The authors of Immigrant Workers begin by observing that ‘The race relations approach has dominated research on immigration in Britain’. footnote1 This approach has been mainly liberal in outlook, and frequently followed American models; ‘few British social scientists have paid any attention to . . . immigrants in the far closer countries of continental Western Europe’ (p. 2), and fewer still have looked at the question in a Marxist perspective. In a recent survey for example, Michael Mann’s Consciousness and Action Among the Western Working Class (1973), the problem is confined to one footnote.

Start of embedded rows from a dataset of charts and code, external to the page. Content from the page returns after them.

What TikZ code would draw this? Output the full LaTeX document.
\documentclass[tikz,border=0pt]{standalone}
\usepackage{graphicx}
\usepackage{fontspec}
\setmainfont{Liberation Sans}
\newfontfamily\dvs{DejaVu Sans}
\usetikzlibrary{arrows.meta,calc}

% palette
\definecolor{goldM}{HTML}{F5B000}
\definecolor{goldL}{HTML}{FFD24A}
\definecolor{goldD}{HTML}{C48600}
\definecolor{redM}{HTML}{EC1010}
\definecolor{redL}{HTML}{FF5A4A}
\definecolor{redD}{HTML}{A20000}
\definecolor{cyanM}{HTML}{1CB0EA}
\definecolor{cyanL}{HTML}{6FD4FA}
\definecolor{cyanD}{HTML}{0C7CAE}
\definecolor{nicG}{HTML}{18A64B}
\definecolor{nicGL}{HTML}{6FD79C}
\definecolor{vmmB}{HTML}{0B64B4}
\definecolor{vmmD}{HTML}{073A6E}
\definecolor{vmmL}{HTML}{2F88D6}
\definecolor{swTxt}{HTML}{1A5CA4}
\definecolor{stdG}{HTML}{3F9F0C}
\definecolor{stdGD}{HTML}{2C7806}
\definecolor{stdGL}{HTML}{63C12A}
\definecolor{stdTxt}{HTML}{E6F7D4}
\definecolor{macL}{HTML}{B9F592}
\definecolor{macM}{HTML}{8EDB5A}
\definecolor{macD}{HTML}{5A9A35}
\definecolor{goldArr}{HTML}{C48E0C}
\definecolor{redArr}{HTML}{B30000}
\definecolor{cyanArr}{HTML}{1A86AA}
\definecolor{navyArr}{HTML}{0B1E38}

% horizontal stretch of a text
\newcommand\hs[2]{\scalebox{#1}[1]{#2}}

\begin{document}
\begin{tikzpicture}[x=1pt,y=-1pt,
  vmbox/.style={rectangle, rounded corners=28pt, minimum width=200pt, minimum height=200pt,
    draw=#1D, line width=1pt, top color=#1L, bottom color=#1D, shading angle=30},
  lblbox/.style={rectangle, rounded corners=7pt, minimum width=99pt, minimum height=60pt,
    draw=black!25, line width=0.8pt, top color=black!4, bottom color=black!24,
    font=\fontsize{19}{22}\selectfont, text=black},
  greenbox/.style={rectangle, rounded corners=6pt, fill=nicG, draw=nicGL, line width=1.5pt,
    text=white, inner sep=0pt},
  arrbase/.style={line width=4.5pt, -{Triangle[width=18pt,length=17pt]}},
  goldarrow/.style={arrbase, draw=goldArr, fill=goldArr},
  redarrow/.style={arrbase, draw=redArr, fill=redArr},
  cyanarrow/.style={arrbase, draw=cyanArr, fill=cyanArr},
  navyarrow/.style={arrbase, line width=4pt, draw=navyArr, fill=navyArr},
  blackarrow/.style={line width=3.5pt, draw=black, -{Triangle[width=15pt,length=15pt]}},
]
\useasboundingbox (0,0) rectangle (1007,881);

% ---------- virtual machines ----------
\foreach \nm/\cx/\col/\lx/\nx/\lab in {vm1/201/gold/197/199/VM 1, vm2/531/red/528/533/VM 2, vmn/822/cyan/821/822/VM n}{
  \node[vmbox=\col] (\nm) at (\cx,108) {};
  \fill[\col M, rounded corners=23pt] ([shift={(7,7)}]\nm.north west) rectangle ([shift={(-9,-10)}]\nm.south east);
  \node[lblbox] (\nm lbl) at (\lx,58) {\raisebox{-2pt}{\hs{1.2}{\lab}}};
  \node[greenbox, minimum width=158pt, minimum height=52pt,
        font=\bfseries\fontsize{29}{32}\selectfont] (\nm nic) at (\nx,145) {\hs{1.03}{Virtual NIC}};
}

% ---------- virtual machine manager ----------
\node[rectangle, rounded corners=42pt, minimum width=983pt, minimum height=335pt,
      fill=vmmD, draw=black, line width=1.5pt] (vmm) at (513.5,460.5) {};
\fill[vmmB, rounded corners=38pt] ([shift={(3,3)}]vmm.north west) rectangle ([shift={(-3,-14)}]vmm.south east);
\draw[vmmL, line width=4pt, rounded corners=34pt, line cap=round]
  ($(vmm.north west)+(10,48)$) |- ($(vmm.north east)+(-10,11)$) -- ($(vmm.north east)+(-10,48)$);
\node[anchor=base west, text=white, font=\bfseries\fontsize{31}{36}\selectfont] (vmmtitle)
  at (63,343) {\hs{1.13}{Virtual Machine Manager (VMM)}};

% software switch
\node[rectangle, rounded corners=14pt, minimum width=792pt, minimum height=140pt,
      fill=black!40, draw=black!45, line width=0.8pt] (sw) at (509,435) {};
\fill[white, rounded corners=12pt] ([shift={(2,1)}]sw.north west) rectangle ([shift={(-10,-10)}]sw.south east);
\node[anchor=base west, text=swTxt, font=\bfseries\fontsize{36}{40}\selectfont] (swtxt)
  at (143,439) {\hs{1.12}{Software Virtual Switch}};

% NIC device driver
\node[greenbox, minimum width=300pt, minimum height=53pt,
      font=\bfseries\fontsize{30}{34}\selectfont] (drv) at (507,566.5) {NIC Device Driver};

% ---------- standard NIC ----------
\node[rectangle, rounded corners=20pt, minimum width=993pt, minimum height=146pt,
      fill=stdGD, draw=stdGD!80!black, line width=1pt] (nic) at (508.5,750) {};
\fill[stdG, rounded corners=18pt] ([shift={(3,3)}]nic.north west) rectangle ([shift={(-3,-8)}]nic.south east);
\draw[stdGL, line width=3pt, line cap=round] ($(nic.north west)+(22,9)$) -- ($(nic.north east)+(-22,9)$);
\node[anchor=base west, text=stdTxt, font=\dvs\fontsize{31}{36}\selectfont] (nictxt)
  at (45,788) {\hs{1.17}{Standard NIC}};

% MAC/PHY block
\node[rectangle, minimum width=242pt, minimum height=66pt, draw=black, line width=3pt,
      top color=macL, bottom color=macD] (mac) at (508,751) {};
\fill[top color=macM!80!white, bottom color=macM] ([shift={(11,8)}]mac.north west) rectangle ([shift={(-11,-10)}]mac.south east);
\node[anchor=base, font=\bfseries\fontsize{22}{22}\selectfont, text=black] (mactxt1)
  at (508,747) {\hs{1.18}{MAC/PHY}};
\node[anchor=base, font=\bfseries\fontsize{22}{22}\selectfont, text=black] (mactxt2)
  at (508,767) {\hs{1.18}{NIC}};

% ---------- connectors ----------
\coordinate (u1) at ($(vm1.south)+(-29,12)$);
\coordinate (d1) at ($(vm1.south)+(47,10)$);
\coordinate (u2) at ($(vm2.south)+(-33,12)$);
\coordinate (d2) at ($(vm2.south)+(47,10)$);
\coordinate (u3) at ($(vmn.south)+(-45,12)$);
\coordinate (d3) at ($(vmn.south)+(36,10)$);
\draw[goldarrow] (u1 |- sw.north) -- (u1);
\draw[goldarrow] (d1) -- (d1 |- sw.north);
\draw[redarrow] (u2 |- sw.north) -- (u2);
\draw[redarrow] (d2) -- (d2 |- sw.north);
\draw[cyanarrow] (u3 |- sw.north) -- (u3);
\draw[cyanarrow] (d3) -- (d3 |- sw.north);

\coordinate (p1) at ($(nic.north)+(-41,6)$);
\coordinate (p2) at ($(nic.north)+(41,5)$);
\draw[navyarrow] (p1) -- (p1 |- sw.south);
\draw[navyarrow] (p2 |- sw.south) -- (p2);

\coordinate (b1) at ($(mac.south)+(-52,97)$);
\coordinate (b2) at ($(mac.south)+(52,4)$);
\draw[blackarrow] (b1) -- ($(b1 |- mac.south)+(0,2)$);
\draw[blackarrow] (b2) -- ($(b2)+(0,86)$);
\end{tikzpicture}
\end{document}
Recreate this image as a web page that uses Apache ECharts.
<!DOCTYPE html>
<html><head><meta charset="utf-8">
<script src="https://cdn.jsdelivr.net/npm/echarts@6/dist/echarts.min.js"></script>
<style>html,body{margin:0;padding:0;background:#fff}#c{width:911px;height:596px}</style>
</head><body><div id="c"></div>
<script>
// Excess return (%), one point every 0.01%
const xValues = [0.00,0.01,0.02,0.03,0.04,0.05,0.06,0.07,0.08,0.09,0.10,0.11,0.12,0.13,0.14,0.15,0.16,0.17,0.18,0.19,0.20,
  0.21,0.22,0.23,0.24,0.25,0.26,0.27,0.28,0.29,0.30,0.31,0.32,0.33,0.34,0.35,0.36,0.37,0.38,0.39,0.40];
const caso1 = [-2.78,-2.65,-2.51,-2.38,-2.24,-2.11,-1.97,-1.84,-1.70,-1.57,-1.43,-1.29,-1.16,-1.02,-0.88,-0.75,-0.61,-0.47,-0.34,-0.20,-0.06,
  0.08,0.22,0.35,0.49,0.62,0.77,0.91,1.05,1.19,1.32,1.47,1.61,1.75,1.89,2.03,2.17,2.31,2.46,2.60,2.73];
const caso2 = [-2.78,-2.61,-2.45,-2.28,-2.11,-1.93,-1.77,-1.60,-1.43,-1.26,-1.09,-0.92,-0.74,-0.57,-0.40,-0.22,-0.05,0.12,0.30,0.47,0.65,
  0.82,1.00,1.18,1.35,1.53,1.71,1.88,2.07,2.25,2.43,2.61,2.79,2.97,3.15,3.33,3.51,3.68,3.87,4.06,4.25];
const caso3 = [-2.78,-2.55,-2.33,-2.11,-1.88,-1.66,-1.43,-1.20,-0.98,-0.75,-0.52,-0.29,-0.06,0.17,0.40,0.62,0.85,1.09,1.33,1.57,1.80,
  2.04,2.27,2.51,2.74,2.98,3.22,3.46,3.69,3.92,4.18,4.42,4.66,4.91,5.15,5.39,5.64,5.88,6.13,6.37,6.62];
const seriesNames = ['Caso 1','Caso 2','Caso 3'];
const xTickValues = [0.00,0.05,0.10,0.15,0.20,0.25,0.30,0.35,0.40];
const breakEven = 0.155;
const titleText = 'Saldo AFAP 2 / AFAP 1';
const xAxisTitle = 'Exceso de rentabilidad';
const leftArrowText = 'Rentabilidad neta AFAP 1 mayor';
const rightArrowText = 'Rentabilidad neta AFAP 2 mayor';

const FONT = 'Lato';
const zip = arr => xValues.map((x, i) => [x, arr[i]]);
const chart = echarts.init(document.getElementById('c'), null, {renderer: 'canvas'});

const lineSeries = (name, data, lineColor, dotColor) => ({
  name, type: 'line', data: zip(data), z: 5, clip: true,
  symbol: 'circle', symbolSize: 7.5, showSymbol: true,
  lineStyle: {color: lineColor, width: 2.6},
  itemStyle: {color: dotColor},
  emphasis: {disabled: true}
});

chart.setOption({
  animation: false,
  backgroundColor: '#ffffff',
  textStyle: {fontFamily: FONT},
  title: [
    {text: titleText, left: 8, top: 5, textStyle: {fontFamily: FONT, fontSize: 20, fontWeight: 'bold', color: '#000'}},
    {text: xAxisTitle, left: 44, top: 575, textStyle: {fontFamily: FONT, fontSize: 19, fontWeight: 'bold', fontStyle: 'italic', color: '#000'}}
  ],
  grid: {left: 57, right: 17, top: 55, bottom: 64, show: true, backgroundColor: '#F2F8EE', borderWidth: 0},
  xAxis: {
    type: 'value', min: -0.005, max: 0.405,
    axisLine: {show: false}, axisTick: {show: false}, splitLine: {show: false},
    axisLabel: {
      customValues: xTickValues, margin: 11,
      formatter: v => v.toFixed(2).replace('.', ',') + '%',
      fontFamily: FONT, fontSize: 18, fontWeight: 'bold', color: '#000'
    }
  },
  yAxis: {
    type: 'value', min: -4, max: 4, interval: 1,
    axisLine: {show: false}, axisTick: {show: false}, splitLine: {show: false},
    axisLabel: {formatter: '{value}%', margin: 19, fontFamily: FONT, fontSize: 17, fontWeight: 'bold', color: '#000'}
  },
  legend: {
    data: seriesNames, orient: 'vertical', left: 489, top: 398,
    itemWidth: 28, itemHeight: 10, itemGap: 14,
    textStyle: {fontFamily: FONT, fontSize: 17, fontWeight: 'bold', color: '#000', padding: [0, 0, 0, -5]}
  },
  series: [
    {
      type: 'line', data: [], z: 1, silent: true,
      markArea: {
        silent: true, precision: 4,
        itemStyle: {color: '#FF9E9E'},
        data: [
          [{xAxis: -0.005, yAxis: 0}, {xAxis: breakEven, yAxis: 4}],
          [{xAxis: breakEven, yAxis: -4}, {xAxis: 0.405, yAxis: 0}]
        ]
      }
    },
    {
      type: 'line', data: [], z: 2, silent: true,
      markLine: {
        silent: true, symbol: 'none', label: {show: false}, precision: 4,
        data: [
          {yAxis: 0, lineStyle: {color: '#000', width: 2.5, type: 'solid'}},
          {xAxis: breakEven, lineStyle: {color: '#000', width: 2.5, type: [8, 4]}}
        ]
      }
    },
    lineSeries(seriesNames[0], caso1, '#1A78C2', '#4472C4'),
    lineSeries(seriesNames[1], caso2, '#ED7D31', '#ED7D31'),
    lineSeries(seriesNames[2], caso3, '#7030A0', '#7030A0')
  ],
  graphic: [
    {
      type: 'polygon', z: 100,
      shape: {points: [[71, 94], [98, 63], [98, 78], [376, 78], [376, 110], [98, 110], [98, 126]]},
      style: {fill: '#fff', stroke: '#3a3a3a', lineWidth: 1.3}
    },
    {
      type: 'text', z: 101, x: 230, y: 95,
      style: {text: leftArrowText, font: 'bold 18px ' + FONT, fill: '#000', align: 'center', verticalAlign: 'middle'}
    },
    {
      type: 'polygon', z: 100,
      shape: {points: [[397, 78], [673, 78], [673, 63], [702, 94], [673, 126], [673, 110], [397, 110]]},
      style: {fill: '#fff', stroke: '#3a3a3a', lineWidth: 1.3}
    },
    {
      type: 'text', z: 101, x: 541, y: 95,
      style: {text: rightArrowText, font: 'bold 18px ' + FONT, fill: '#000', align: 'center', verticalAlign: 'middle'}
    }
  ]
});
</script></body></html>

The main aim of this work is to redress the imbalance; it is an admirable start towards doing so. The authors argue that ‘Virtually every advanced capitalist country has a lower stratum, distinguished by race, nationality, or other special characteristics, which carries out the worst jobs and has the least desirable social conditions’, and that rather than the familiar categories of colour and ‘prejudice’, the ‘basic determinant is the function which immigrants have in the socio-economic structure’. Immigration has become a long-term, possibly permanent feature of advanced capitalism (p. 6). It is having a profound effect upon both class structure and class consciousness; in particular, it helps foster within the indigenous working class ‘a view of society conducive to acceptance of ideas of individual advancement, rather than collective advancement through class struggle’ (p. 7). Furthermore, it has a notable significance for relations between advanced and under-developed lands (whence immigrants increasingly come), for ‘Labour migration is a form of development aid given by poor countries to rich countries’ (p. 8).